Written request: Write out again, exactly as they appear, the lines from the line with "Emit a Python" through the line with "import matplotlib.pyplot as plt". Do not include any pictures.

Records shown:
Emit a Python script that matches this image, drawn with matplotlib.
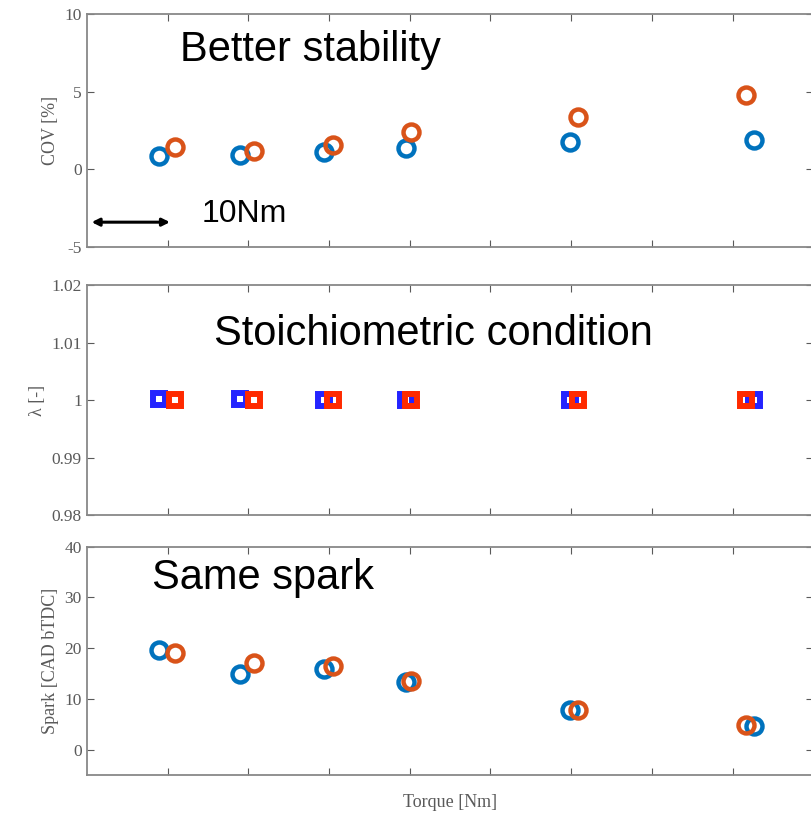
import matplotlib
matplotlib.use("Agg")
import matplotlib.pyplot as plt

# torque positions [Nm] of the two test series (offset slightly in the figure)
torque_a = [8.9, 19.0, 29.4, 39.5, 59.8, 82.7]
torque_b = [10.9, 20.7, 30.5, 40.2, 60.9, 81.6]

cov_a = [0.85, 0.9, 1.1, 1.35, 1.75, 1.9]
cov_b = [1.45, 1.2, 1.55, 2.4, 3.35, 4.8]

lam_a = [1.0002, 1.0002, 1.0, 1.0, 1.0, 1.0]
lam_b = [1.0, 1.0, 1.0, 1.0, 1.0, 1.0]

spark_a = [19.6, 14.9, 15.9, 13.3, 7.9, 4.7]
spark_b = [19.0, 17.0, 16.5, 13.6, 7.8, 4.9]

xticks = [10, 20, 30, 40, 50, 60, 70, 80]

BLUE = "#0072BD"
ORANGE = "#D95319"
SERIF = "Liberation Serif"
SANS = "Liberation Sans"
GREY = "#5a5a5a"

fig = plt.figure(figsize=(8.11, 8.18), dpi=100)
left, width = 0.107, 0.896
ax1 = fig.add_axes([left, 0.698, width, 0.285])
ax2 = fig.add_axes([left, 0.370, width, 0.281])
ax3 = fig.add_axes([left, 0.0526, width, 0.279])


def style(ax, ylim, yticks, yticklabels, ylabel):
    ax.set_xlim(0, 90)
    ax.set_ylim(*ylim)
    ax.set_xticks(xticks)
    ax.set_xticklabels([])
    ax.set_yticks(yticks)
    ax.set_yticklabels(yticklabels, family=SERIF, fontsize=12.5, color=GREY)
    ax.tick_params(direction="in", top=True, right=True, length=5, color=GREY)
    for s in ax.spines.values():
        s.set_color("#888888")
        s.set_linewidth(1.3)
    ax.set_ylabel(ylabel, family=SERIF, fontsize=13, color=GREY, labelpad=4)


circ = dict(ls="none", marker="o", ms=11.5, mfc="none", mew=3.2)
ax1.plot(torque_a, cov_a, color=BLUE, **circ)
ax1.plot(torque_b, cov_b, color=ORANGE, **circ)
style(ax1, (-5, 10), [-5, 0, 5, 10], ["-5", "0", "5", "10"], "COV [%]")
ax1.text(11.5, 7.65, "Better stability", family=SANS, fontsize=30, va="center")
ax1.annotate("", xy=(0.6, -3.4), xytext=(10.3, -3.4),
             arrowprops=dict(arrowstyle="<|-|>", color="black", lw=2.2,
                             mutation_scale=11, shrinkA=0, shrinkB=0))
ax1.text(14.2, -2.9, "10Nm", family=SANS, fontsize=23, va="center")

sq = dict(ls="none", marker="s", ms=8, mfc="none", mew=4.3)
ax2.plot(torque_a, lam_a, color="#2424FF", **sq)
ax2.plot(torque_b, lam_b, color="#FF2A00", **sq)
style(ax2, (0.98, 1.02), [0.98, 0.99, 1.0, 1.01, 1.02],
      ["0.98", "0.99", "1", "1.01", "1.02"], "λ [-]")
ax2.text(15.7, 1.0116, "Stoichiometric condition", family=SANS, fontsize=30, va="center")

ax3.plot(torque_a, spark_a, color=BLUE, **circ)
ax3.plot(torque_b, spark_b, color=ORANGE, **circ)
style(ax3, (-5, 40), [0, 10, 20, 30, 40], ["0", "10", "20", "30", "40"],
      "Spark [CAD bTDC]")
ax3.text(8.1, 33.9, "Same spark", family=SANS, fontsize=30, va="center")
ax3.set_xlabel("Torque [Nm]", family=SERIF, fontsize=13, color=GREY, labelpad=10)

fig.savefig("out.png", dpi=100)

* * *

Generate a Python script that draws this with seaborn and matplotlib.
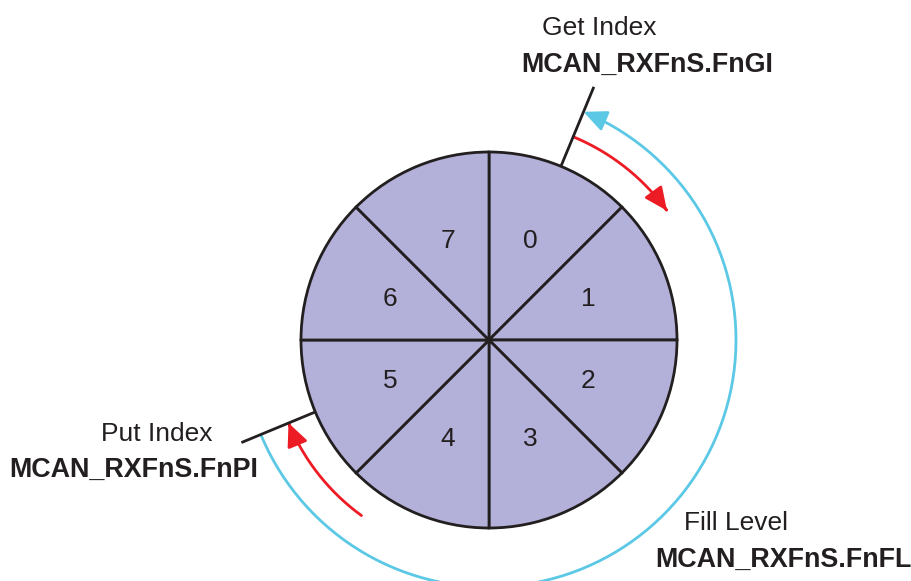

Solved exercise:
Emit a Python script that matches this image, drawn with matplotlib.
import matplotlib
matplotlib.use("Agg")
import matplotlib.pyplot as plt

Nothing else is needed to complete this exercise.